SET PROBLEM: Every line below must be reproduced exactly. Copy them all.

SUPPLIED MATERIAL:
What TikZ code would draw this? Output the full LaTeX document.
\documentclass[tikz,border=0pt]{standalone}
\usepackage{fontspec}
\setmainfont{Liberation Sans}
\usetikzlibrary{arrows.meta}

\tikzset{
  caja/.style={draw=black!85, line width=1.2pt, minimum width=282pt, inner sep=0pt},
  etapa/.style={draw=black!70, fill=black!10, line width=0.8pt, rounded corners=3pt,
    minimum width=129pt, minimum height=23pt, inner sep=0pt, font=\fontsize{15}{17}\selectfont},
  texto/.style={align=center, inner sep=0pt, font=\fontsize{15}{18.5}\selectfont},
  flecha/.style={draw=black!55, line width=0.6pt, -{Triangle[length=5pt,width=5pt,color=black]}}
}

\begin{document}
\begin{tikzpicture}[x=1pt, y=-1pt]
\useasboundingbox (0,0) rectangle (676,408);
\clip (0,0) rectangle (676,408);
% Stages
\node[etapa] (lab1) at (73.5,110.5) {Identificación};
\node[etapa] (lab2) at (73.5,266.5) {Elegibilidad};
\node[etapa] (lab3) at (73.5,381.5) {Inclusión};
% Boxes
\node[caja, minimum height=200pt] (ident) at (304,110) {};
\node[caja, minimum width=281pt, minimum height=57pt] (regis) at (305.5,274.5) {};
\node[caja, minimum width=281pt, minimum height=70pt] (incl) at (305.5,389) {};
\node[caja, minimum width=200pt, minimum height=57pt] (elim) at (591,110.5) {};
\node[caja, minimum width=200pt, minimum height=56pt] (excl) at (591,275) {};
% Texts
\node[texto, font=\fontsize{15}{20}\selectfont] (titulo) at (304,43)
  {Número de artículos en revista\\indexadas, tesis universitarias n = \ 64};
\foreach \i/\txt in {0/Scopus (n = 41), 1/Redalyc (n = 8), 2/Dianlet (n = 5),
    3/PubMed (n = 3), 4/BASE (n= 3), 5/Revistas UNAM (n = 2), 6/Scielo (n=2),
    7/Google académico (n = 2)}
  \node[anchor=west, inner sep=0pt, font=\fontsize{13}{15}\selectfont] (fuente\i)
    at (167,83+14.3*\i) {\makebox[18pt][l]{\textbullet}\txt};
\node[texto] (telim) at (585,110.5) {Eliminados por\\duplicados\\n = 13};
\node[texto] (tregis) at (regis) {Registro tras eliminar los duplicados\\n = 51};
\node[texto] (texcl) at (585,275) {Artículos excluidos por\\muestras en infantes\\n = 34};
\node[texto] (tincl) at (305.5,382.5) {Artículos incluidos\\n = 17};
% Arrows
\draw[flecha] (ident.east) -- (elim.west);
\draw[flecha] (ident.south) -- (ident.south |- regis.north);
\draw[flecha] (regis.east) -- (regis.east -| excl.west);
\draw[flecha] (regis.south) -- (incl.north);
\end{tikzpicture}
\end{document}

TASK ANSWER:
What TikZ code would draw this? Output the full LaTeX document.
\documentclass[tikz,border=0pt]{standalone}
\usepackage{fontspec}
\setmainfont{Liberation Sans}
\usetikzlibrary{arrows.meta}

\tikzset{
  caja/.style={draw=black!85, line width=1.2pt, minimum width=282pt, inner sep=0pt},
  etapa/.style={draw=black!70, fill=black!10, line width=0.8pt, rounded corners=3pt,
    minimum width=129pt, minimum height=23pt, inner sep=0pt, font=\fontsize{15}{17}\selectfont},
  texto/.style={align=center, inner sep=0pt, font=\fontsize{15}{18.5}\selectfont},
  flecha/.style={draw=black!55, line width=0.6pt, -{Triangle[length=5pt,width=5pt,color=black]}}
}

\begin{document}
\begin{tikzpicture}[x=1pt, y=-1pt]
\useasboundingbox (0,0) rectangle (676,408);
\clip (0,0) rectangle (676,408);
% Stages
\node[etapa] (lab1) at (73.5,110.5) {Identificación};
\node[etapa] (lab2) at (73.5,266.5) {Elegibilidad};
\node[etapa] (lab3) at (73.5,381.5) {Inclusión};
% Boxes
\node[caja, minimum height=200pt] (ident) at (304,110) {};
\node[caja, minimum width=281pt, minimum height=57pt] (regis) at (305.5,274.5) {};
\node[caja, minimum width=281pt, minimum height=70pt] (incl) at (305.5,389) {};
\node[caja, minimum width=200pt, minimum height=57pt] (elim) at (591,110.5) {};
\node[caja, minimum width=200pt, minimum height=56pt] (excl) at (591,275) {};
% Texts
\node[texto, font=\fontsize{15}{20}\selectfont] (titulo) at (304,43)
  {Número de artículos en revista\\indexadas, tesis universitarias n = \ 64};
\foreach \i/\txt in {0/Scopus (n = 41), 1/Redalyc (n = 8), 2/Dianlet (n = 5),
    3/PubMed (n = 3), 4/BASE (n= 3), 5/Revistas UNAM (n = 2), 6/Scielo (n=2),
    7/Google académico (n = 2)}
  \node[anchor=west, inner sep=0pt, font=\fontsize{13}{15}\selectfont] (fuente\i)
    at (167,83+14.3*\i) {\makebox[18pt][l]{\textbullet}\txt};
\node[texto] (telim) at (585,110.5) {Eliminados por\\duplicados\\n = 13};
\node[texto] (tregis) at (regis) {Registro tras eliminar los duplicados\\n = 51};
\node[texto] (texcl) at (585,275) {Artículos excluidos por\\muestras en infantes\\n = 34};
\node[texto] (tincl) at (305.5,382.5) {Artículos incluidos\\n = 17};
% Arrows
\draw[flecha] (ident.east) -- (elim.west);
\draw[flecha] (ident.south) -- (ident.south |- regis.north);
\draw[flecha] (regis.east) -- (regis.east -| excl.west);
\draw[flecha] (regis.south) -- (incl.north);
\end{tikzpicture}
\end{document}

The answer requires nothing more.